This was published under the 2010 to 2015 Conservative and Liberal Democrat coalition government
The Government has today agreed with France, Germany, Italy and Spain to develop and pilot multilateral tax information exchange
Under the agreement, a wide range of financial information will be automatically exchanged between the five countries. This will help catch and deter tax evaders as well as provide a template for wider multilateral automatic tax information exchange.
This pilot will be based on the Model Intergovernmental Agreement to Improve International Tax Compliance and to Implement FATCA developed between these countries and the US (which also formed the basis of the subsequent UK-US bilateral automatic exchange agreement). This will help ensure that international tax evasion is tackled in a way that minimises costs for both businesses and governments. A joint letter has today been issued to the European Commission setting out the terms of the agreement.
Exchequer Secretary to the Treasury, David Gauke said:
This is an important further step in the fight against tax evasion and represents the next stage in promoting a new standard in the automatic exchange of tax information. This builds on the agreements we have reached with the Isle of Man, Guernsey and Jersey and the discussions currently underway with the Overseas Territories.
The Prime Minister has set out how he wishes to use the UK’s presidency of the G8 to explore options for greater levels of tax information exchange, particularly on a multilateral basis. The Government therefore sees this agreement as an important early step in a much wider move towards a new international standard in the automatic exchange of tax information, providing a step change in the ability of tax administrations to clamp down on tax evasion.
Notes for Editors
- The G5’s letter to the Commission can be found on the HM Treasury website - http://www.hm-treasury.gov.uk/hmtreasury_news.htm
- FATCA, which is part of the US Hiring Incentives to Restore Employment Act of 2010, aims to combat tax evasion by US tax residents using foreign accounts.
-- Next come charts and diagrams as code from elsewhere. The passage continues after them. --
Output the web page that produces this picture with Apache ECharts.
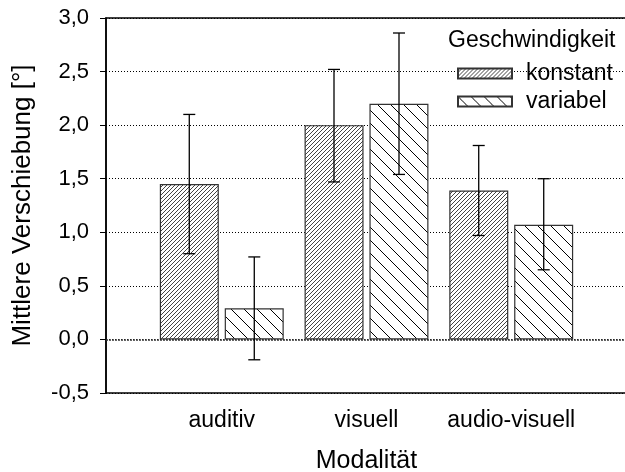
<!DOCTYPE html>
<html>
<head>
<meta charset="utf-8">
<script src="https://cdn.jsdelivr.net/npm/echarts@6.0.0/dist/echarts.min.js"></script>
<style>
  html, body { margin: 0; padding: 0; background: #fff; }
  #chart { width: 625px; height: 472px; }
</style>
</head>
<body>
<div id="chart"></div>
<script>
var kategorien = ['auditiv', 'visuell', 'audio-visuell'];
var konstant = [1.45, 2.0, 1.39];
var variabel = [0.29, 2.2, 1.07];
var konstantMin = [0.80, 1.47, 0.97];
var konstantMax = [2.10, 2.52, 1.81];
var variabelMin = [-0.19, 1.54, 0.65];
var variabelMax = [0.77, 2.86, 1.50];

var schrift = 'Liberation Sans, Arial, sans-serif';

// schraffur als canvas-muster
function schraffur(size, richtung, farbe) {
  var c = document.createElement('canvas');
  c.width = size; c.height = size;
  var ctx = c.getContext('2d');
  ctx.fillStyle = '#fff';
  ctx.fillRect(0, 0, size, size);
  ctx.strokeStyle = farbe;
  ctx.lineWidth = 1;
  ctx.beginPath();
  if (richtung > 0) {
    ctx.moveTo(0, size); ctx.lineTo(size, 0);
    ctx.moveTo(-1, 1); ctx.lineTo(1, -1);
    ctx.moveTo(size - 1, size + 1); ctx.lineTo(size + 1, size - 1);
  } else {
    ctx.moveTo(0, 0); ctx.lineTo(size, size);
    ctx.moveTo(-1, size - 1); ctx.lineTo(1, size + 1);
    ctx.moveTo(size - 1, -1); ctx.lineTo(size + 1, 1);
  }
  ctx.stroke();
  return { image: c, repeat: 'repeat' };
}

function punkte(werte) {
  return werte.map(function (v, i) { return [i + 1, v]; });
}
function fehler(lo, hi) {
  return lo.map(function (v, i) { return [i + 1, v, hi[i]]; });
}

function fehlerBalken(versatz) {
  return function (params, api) {
    var x = api.value(0);
    var oben = api.coord([x, api.value(2)]);
    var unten = api.coord([x, api.value(1)]);
    var cx = oben[0] + versatz;
    var st = { stroke: '#000', lineWidth: 1.3 };
    return {
      type: 'group',
      children: [
        { type: 'line', shape: { x1: cx, y1: oben[1], x2: cx, y2: unten[1] }, style: st },
        { type: 'line', shape: { x1: cx - 6, y1: oben[1], x2: cx + 6, y2: oben[1] }, style: st },
        { type: 'line', shape: { x1: cx - 6, y1: unten[1], x2: cx + 6, y2: unten[1] }, style: st }
      ]
    };
  };
}

var chartDom = document.getElementById('chart');
var myChart = echarts.init(chartDom);
var option;

option = {
  animation: false,
  textStyle: { fontFamily: schrift, color: '#000' },
  title: {
    text: 'Geschwindigkeit',
    left: 448,
    top: 29,
    padding: 0,
    textStyle: { fontFamily: schrift, fontSize: 23, fontWeight: 'normal', color: '#000' }
  },
  legend: {
    data: ['konstant', 'variabel'],
    orient: 'vertical',
    left: 457,
    top: 62,
    padding: 0,
    itemWidth: 54,
    itemHeight: 10,
    itemGap: 5,
    icon: 'rect',
    textStyle: { fontFamily: schrift, fontSize: 23, color: '#000', padding: [0, 0, 0, 9] }
  },
  grid: {
    left: 106,
    top: 18,
    width: 521,
    height: 375,
    outerBoundsMode: 'none',
    containLabel: false,
    show: true,
    borderColor: '#000',
    borderWidth: 1.5
  },
  xAxis: {
    type: 'value',
    min: 0.2,
    max: 3.8,
    name: 'Modalität',
    nameLocation: 'middle',
    nameGap: 56,
    nameTextStyle: { fontFamily: schrift, fontSize: 25, color: '#000' },
    axisLine: { show: false },
    axisTick: { show: false },
    splitLine: { show: false },
    axisLabel: {
      customValues: [1, 2, 3],
      margin: 16,
      fontFamily: schrift,
      fontSize: 23,
      color: '#000',
      formatter: function (v) { return kategorien[Math.round(v) - 1] || ''; }
    }
  },
  yAxis: {
    type: 'value',
    min: -0.5,
    max: 3.0,
    interval: 0.5,
    name: 'Mittlere Verschiebung [°]',
    nameLocation: 'middle',
    nameGap: 70,
    nameTextStyle: { fontFamily: schrift, fontSize: 26, color: '#000' },
    axisLine: { show: true, lineStyle: { color: '#000', width: 1.5 } },
    axisTick: { show: true, length: 6, lineStyle: { color: '#000', width: 1 } },
    axisLabel: {
      margin: 17,
      fontFamily: schrift,
      fontSize: 22,
      color: '#000',
      formatter: function (v) { return v.toFixed(1).replace('.', ','); }
    },
    splitLine: { show: true, lineStyle: { color: '#000', width: 1, type: [1, 2] } }
  },
  series: [
    {
      name: 'konstant',
      type: 'bar',
      data: punkte(konstant),
      barWidth: 59,
      barGap: '10%',
      itemStyle: { color: schraffur(4, 1, '#444'), borderColor: '#333', borderWidth: 1.2 },
      markLine: {
        silent: true,
        symbol: 'none',
        label: { show: false },
        lineStyle: { color: '#333', width: 1.5, type: [2, 1] },
        data: [{ yAxis: 0 }]
      }
    },
    {
      name: 'variabel',
      type: 'bar',
      data: punkte(variabel),
      barWidth: 59,
      barGap: '10%',
      itemStyle: { color: schraffur(13, -1, '#000'), borderColor: '#333', borderWidth: 1.2 }
    },
    {
      name: 'fehler konstant',
      type: 'custom',
      z: 5,
      data: fehler(konstantMin, konstantMax),
      renderItem: fehlerBalken(-32.5)
    },
    {
      name: 'fehler variabel',
      type: 'custom',
      z: 5,
      data: fehler(variabelMin, variabelMax),
      renderItem: fehlerBalken(32.5)
    }
  ]
};

option && myChart.setOption(option);
</script>
</body>
</html>
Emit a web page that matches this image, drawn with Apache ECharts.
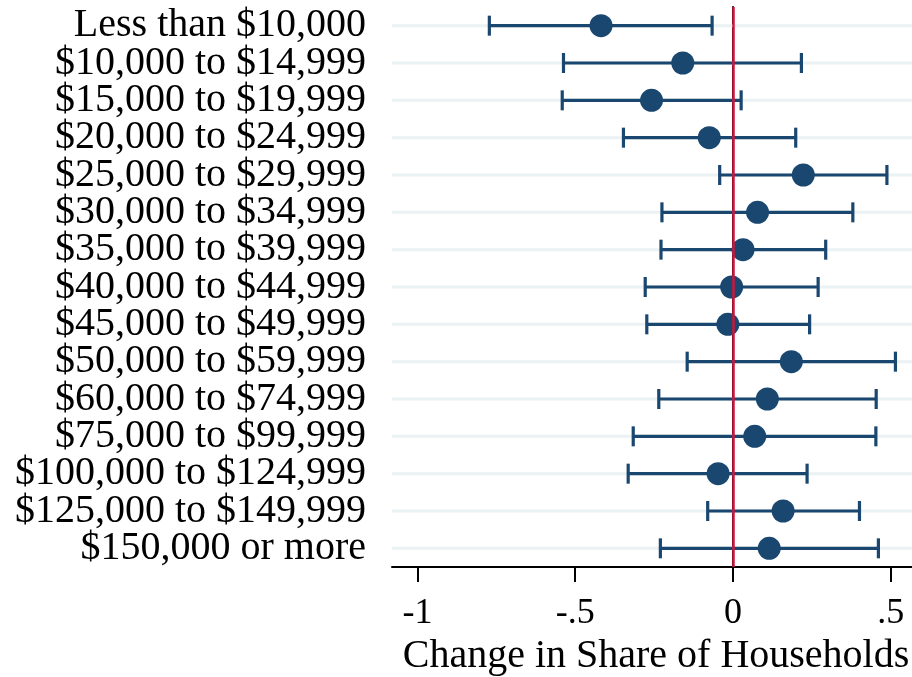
<!DOCTYPE html>
<html>
<head>
<meta charset="utf-8">
<script src="https://cdn.jsdelivr.net/npm/echarts@6/dist/echarts.min.js"></script>
<style>
html,body{margin:0;padding:0;background:#fff;}
#chart{width:912px;height:677px;}
</style>
</head>
<body>
<div id="chart"></div>
<script>
const categories = [
  "Less than $10,000", "$10,000 to $14,999", "$15,000 to $19,999", "$20,000 to $24,999",
  "$25,000 to $29,999", "$30,000 to $34,999", "$35,000 to $39,999", "$40,000 to $44,999",
  "$45,000 to $49,999", "$50,000 to $59,999", "$60,000 to $74,999", "$75,000 to $99,999",
  "$100,000 to $124,999", "$125,000 to $149,999", "$150,000 or more"
];
const estimates = [-0.418, -0.159, -0.258, -0.075, 0.223, 0.078, 0.032, -0.004, -0.016, 0.185, 0.109, 0.069, -0.047, 0.159, 0.115];
const lower     = [-0.772, -0.537, -0.541, -0.347, -0.042, -0.225, -0.228, -0.278, -0.273, -0.145, -0.235, -0.316, -0.332, -0.080, -0.230];
const upper     = [-0.066, 0.217, 0.026, 0.199, 0.488, 0.380, 0.294, 0.270, 0.243, 0.515, 0.454, 0.453, 0.235, 0.401, 0.461];
const xTickValues = [-1, -0.5, 0, 0.5];
const xTickLabels = ["-1", "-.5", "0", ".5"];
const xMin = -1.0805, xMax = 0.5675;

const navy = '#1a476f';
const font = 'Liberation Serif, Times New Roman, serif';

const barData = categories.map((c, i) => [i, lower[i], upper[i]]);
const ptData = categories.map((c, i) => [estimates[i], i]);
const gridData = categories.map((c, i) => [i]);

const chart = echarts.init(document.getElementById('chart'), null, {renderer: 'canvas'});
chart.setOption({
  animation: false,
  backgroundColor: '#fff',
  grid: {left: 392, right: 0, top: 7, bottom: 110, containLabel: false, outerBoundsMode: 'none'},
  xAxis: {
    type: 'value', min: xMin, max: xMax,
    axisLine: {show: true, onZero: false, lineStyle: {color: '#000', width: 2}},
    axisTick: {show: true, length: 15, lineStyle: {color: '#000', width: 2}, customValues: xTickValues},
    axisLabel: {
      customValues: xTickValues, margin: 29, color: '#000', fontFamily: font, fontSize: 36,
      formatter: v => { const k = xTickValues.findIndex(t => Math.abs(t - v) < 1e-9); return k >= 0 ? xTickLabels[k] : ''; }
    },
    splitLine: {show: false},
    name: 'Change in Share of Households', nameLocation: 'middle', nameGap: 68,
    nameTextStyle: {color: '#000', fontFamily: font, fontSize: 40, padding: [0, 0, 0, 8]}
  },
  yAxis: {
    type: 'category', data: categories, inverse: true, boundaryGap: true,
    axisLine: {show: true, lineStyle: {color: '#000', width: 2}},
    axisTick: {show: true, alignWithLabel: true, interval: 0, length: 16, lineStyle: {color: '#000', width: 2}},
    axisLabel: {interval: 0, margin: 26, color: '#000', fontFamily: font, fontSize: 40, padding: [8, 0, 0, 0]},
    splitLine: {show: false}
  },
  series: [
    {
      type: 'custom', silent: true, z: 1,
      data: gridData,
      encode: {y: 0},
      renderItem: function (params, api) {
        const cs = params.coordSys;
        const p = api.coord([xMin, api.value(0)]);
        return {type: 'line', shape: {x1: cs.x, y1: p[1], x2: cs.x + cs.width, y2: p[1]},
                style: {stroke: '#eaf2f3', lineWidth: 3}};
      }
    },
    {
      type: 'custom', silent: true, z: 2,
      data: barData,
      encode: {x: [1, 2], y: 0},
      renderItem: function (params, api) {
        const idx = api.value(0);
        const a = api.coord([api.value(1), idx]);
        const b = api.coord([api.value(2), idx]);
        const h = 10;
        const st = {stroke: navy, lineWidth: 3.2};
        return {type: 'group', children: [
          {type: 'line', shape: {x1: a[0], y1: a[1], x2: b[0], y2: b[1]}, style: st},
          {type: 'line', shape: {x1: a[0], y1: a[1] - h, x2: a[0], y2: a[1] + h}, style: st},
          {type: 'line', shape: {x1: b[0], y1: b[1] - h, x2: b[0], y2: b[1] + h}, style: st}
        ]};
      }
    },
    {
      type: 'scatter', z: 3, silent: true,
      data: ptData, symbol: 'circle', symbolSize: 23,
      itemStyle: {color: navy, opacity: 1},
      markLine: {
        silent: true, symbol: 'none', z: 10,
        label: {show: false},
        lineStyle: {color: '#d0143c', width: 2.5, type: 'solid'},
        data: [{xAxis: 0}]
      }
    }
  ]
});
</script>
</body>
</html>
It includes certain provisions on withholding taxes and on the reporting of information by foreign financial institutions for US compliance purposes.
- The Governments of France, Germany, Italy, Spain and the UK, with the support of the European Commission, took part in joint discussions with the US Government to explore an intergovernmental approach to FATCA, supporting the overall aim to combat tax evasion, while reducing risks and burdens on financial institutions. A model intergovernmental agreement was developed and published in July 2012.
- The UK and the US subsequently signed the UK-US Agreement to Improve International Tax Compliance and to Implement FATCA in September 2012.
- The Isle of Man, Guernsey and Jersey have agreed to enter into automatic tax information exchange agreements with the UK. The Government is in similar discussions with the Overseas Territories.